Hmmm. St Andrews might now be on my list of possible places to undertake my PhD in the near future.

Zimbabwe Government Changes

Most of us are, at least, somewhat aware of the difficulties in Zimbabwe these days. There has been an economic crisis for many years now, much greater than we can imagine in America and the western world. Just a few days ago, the BBC reported that the inflation rate has recently been at 231,000,000%! I cannot even comprehend such. They also report that, due to such inflation, prices change by the hour. And, not only that, but Zimbabwe faces its worst cholera epidemic in 15 years.

Even more, this past summer of 2008, in the midst of elections for Zimbabwe’s President, there was much debate and scandal surrounding the precedings. Robert Mugabe, who has been the head of the Zimbabwean government since 1980, and currently the President, was being run against in the elections by Morgan Tsvangirai, leader of the Movement for Democratic Change (MDC).

Most people saw Tsvangirai’s run for presidency as a good thing, hoping to bring about change to a nation rifled with economic strife, disease and an oppressive government. Following the elections in the summer, it seemed that Tsvangirai had tallied more votes and won his place as the new President of Zimbabwe. Yet, Mugabe was not going to go out easily as he challenged the vote total (this is a little bit worse than the Florida situation of 2000 in America’s election). There are only hypotheses as to what really took place, but in a subsequent run off between Mugabe and Tsvangirai, Mugabe came out the winner. Rumors are that many Zimbabweans had received threats from Mugabe’s team and the military. Thus, with fear controlling the votes of many, Mugabe was able to win the run off.
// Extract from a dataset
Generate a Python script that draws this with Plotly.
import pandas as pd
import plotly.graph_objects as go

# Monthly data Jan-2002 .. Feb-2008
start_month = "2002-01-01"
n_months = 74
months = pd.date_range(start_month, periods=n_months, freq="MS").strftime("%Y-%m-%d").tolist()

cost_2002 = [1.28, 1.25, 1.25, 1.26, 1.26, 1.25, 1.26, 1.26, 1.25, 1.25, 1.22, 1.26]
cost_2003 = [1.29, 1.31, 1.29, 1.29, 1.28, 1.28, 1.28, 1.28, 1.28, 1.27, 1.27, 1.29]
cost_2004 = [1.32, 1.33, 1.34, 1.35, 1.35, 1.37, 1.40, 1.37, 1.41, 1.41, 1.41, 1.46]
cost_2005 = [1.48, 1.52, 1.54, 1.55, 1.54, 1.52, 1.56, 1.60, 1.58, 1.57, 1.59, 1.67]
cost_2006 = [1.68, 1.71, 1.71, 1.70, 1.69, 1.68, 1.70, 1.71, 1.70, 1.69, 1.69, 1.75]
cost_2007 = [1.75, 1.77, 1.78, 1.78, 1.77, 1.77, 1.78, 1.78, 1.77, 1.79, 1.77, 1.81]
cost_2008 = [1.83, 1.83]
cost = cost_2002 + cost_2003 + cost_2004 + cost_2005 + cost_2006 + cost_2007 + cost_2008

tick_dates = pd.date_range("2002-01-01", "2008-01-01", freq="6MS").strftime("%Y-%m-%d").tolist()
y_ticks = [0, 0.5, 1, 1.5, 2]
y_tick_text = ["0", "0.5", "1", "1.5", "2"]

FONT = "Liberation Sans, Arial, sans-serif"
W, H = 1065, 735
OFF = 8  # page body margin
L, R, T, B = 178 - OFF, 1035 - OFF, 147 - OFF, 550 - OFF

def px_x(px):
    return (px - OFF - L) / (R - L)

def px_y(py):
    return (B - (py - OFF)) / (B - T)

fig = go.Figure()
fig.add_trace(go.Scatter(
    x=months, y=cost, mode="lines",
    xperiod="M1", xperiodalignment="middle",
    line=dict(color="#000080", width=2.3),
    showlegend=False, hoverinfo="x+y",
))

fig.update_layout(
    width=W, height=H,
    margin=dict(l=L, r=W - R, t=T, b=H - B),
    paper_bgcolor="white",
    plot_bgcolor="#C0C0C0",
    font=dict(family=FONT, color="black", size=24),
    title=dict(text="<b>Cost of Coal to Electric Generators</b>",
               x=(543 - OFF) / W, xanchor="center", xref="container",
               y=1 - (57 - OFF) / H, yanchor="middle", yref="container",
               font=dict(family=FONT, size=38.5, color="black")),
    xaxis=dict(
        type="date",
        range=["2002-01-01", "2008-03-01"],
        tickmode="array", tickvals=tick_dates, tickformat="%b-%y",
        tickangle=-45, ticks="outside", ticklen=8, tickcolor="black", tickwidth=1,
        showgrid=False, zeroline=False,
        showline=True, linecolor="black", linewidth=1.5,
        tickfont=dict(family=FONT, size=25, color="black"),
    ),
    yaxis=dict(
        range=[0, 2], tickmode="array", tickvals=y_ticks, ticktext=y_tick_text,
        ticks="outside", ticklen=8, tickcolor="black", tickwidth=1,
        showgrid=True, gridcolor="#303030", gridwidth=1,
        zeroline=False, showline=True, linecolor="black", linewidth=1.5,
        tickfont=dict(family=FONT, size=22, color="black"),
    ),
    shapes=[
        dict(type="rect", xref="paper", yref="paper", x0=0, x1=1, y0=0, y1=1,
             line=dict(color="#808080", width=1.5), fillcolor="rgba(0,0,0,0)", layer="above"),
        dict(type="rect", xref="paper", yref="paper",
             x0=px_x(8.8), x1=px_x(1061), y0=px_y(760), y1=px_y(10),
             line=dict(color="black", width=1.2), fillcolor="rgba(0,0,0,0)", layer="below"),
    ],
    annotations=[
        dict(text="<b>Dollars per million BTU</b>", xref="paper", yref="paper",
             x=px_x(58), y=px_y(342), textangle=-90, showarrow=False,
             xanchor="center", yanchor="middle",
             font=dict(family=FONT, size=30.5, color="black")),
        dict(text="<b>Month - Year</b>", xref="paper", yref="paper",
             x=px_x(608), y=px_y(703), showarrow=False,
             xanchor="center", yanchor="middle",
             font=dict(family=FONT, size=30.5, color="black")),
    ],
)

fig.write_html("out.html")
Yet, with so much controversy surrounding the elections, and with help from the Southern African Development Community (SADC), a deal was struck to allow Morgan Tsvangirai to become Zimbabwe’s Prime Minister while Robert Mugabe remained as President. There was to be a shared government rule. And, though this deal was confirmed back in September, Mugabe continued with much resistance.
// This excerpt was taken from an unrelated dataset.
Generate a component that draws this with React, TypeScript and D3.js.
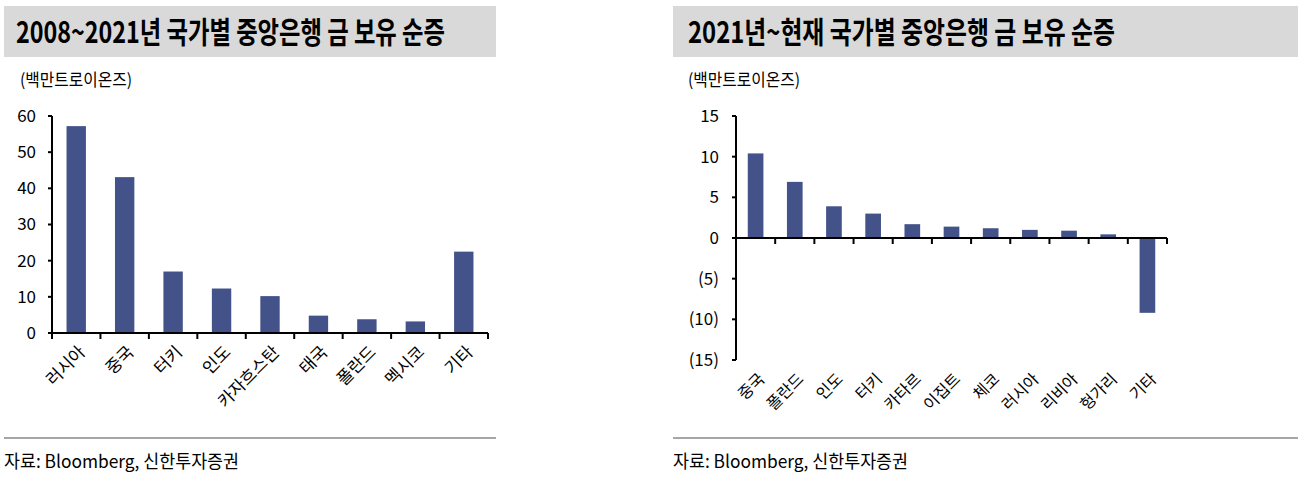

But, after pressure from the SADC to move forward with the decision of a shared government by the end of next week, the BBC news reported this today.
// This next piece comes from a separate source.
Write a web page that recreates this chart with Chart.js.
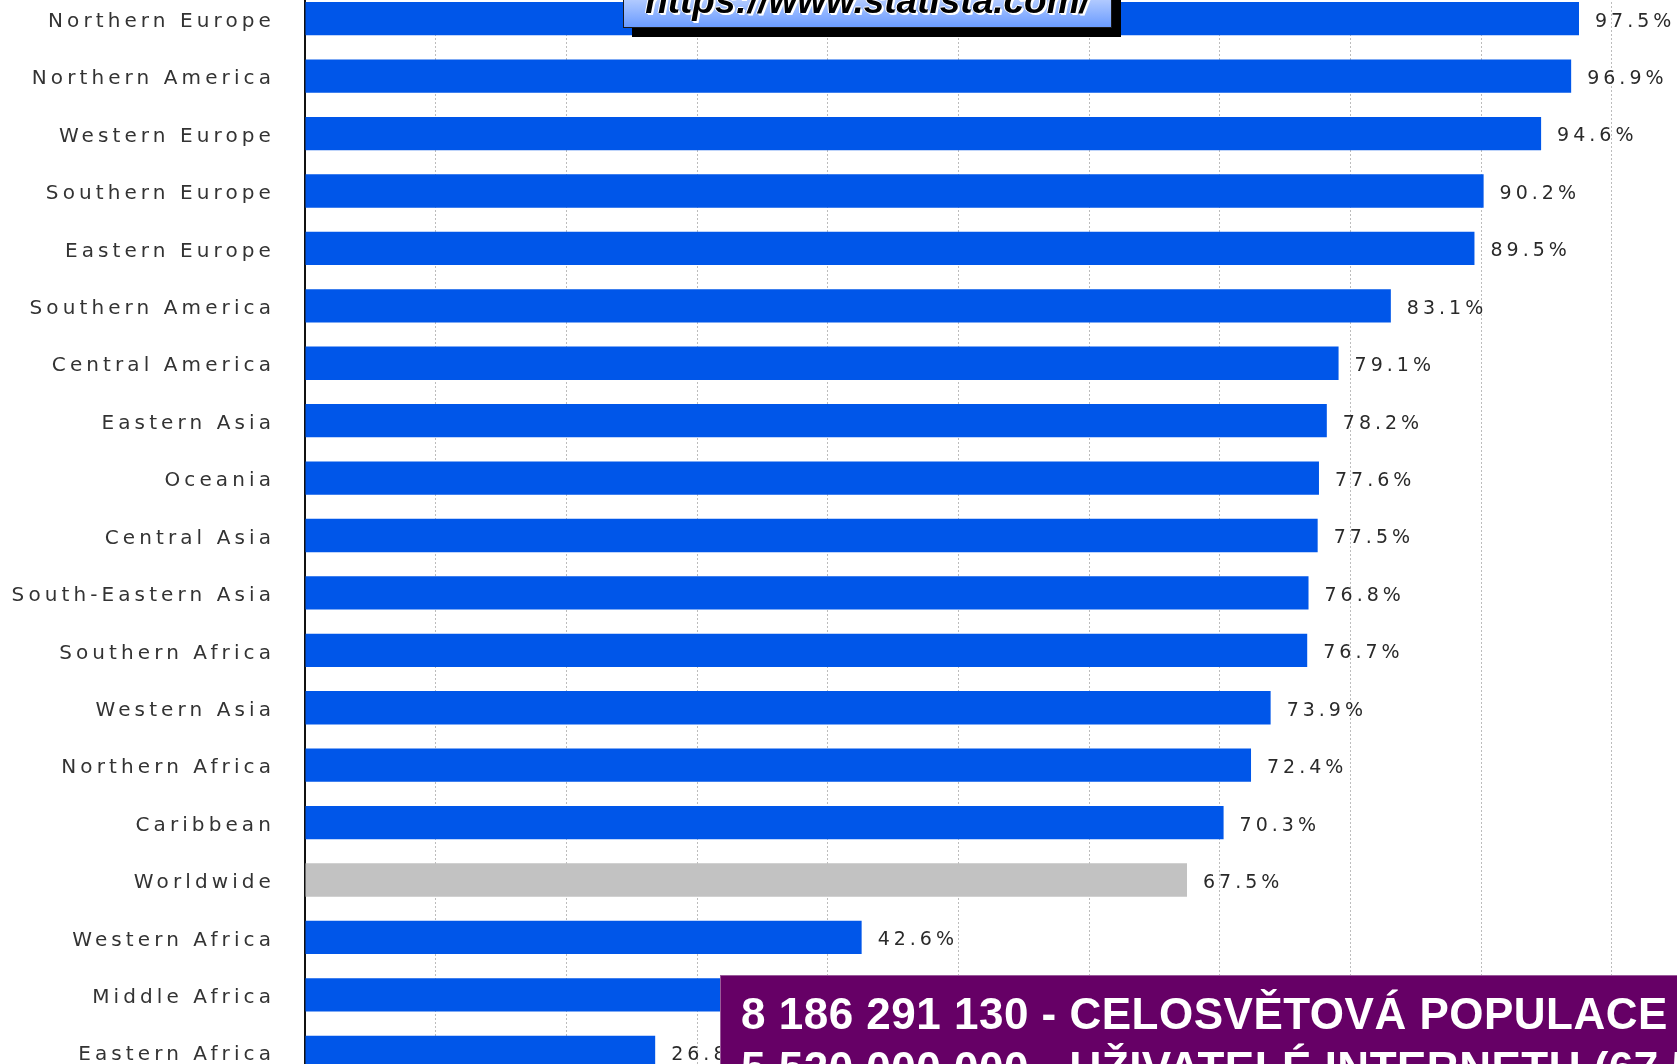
<!DOCTYPE html>
<html>
<head>
<meta charset="utf-8">
<script src="https://cdn.jsdelivr.net/npm/chart.js@4"></script>
<style>
  html, body { margin: 0; padding: 0; background: #fff; overflow: hidden; width: 1677px; height: 1064px; }
  #wrap { position: absolute; left: 0; top: -10px; width: 1677px; height: 1091px; }
  #url {
    position: absolute; left: 623px; top: -26px; width: 487px; height: 52px;
    border: 1px solid #1a1a1a; background: linear-gradient(#f2f5ff, #6a9bff);
    box-shadow: 9px 9px 0 #000;
  }
  #url span {
    position: absolute; left: 0; top: 7px; width: 100%; text-align: center;
    font: italic bold 37px "Liberation Sans", Arial, sans-serif; line-height: 37px; color: #000;
    text-shadow: 2px 2px 0 #fff, 1px 1px 0 #fff, -1px 0 0 #fff, 0 -1px 0 #fff;
  }
  #note {
    position: absolute; left: 720px; top: 975px; width: 1000px; height: 140px;
    background: #660066; border: 1px solid #9a5a9a; box-sizing: border-box;
    padding: 11px 0 0 20px; color: #fff; white-space: nowrap;
    font: bold 44px "Liberation Sans", Arial, sans-serif; line-height: 54px; letter-spacing: 0.5px;
  }
</style>
</head>
<body>
<div id="wrap"><canvas id="c" width="1677" height="1091"></canvas></div>
<div id="url"><span>https://www.statista.com/</span></div>
<div id="note">8 186 291 130 - CELOSVĚTOVÁ POPULACE<br>5 520 000 000 - UŽIVATELÉ INTERNETU (67,5 %)</div>
<script>
// Internet penetration rate by region (share of population online), cropped Statista bar chart
const REGIONS = ["Northern Europe", "Northern America", "Western Europe", "Southern Europe", "Eastern Europe",
  "Southern America", "Central America", "Eastern Asia", "Oceania", "Central Asia", "South-Eastern Asia",
  "Southern Africa", "Western Asia", "Northern Africa", "Caribbean", "Worldwide", "Western Africa",
  "Middle Africa", "Eastern Africa"];
const SHARES = [97.5, 96.9, 94.6, 90.2, 89.5, 83.1, 79.1, 78.2, 77.6, 77.5, 76.8, 76.7, 73.9, 72.4, 70.3,
  67.5, 42.6, 35.8, 26.8];
const X_TICKS = [0, 10, 20, 30, 40, 50, 60, 70, 80, 90, 100];

const BLUE = "#0056e9", GREY = "#c2c2c2";

// labels in the source are very widely tracked
const spacing = {
  id: "spacing",
  beforeDraw(chart) { chart.ctx.letterSpacing = "4.1px"; },
};

const valueLabels = {
  id: "valueLabels",
  afterDatasetsDraw(chart) {
    const ctx = chart.ctx;
    const meta = chart.getDatasetMeta(0);
    ctx.save();
    ctx.letterSpacing = "4px";
    ctx.font = '19px "DejaVu Sans"';
    ctx.fillStyle = "#2a2a2a";
    ctx.textAlign = "left";
    ctx.textBaseline = "middle";
    meta.data.forEach((bar, i) => ctx.fillText(`${SHARES[i].toFixed(1)}%`, bar.x + 16, bar.y + 3));
    ctx.restore();
  },
};

new Chart(document.getElementById("c"), {
  type: "bar",
  data: {
    labels: REGIONS,
    datasets: [{
      data: SHARES,
      backgroundColor: REGIONS.map((r) => (r === "Worldwide" ? GREY : BLUE)),
      borderWidth: 0,
      barPercentage: 0.58,
      categoryPercentage: 1,
    }],
  },
  options: {
    indexAxis: "y",
    responsive: false,
    animation: false,
    devicePixelRatio: 1,
    layout: { padding: 0 },
    plugins: { legend: { display: false }, tooltip: { enabled: false } },
    scales: {
      x: {
        min: 0, max: 105,
        afterBuildTicks: (s) => { s.ticks = X_TICKS.map((v) => ({ value: v })); },
        afterFit: (s) => { s.height = 0; s.paddingLeft = 0; s.paddingRight = 0; },
        ticks: { display: false },
        grid: { color: "#bcbcbc", lineWidth: 1, drawTicks: false },
        border: { display: false, dash: [2, 2] },
      },
      y: {
        afterFit: (s) => { s.width = 305; s.paddingTop = 0; s.paddingBottom = 0; },
        ticks: { color: "#333", padding: 30, labelOffset: 3, font: { family: "DejaVu Sans", size: 20 } },
        grid: { display: false, drawTicks: false },
        border: { display: true, color: "#111", width: 2 },
      },
    },
  },
  plugins: [spacing, valueLabels],
});
</script>
</body>
</html>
Zimbabwe’s President Robert Mugabe is due to sign into law a constitutional amendment allowing his rival Morgan Tsvangirai to become prime minister.

The signing of the bill will bring a power-sharing unity government in Zimbabwe one step closer.

The deal between the two men’s parties was agreed in September 2008 – but has been mired by bitter disputes.

Mr Tsvangirai is due to be sworn in next Wednesday, 11 February, with Mr Mugabe remaining as president.

This is, no doubt, a great blessing to finally see things moving forward in Zimbabwe. While it’s problems will not be immediately solved, it seems they are headed for change. But we must be encouraged to pray that Mugabe and Tsvangirai can work together. And we must call on God to work in this land full of pain and crisis.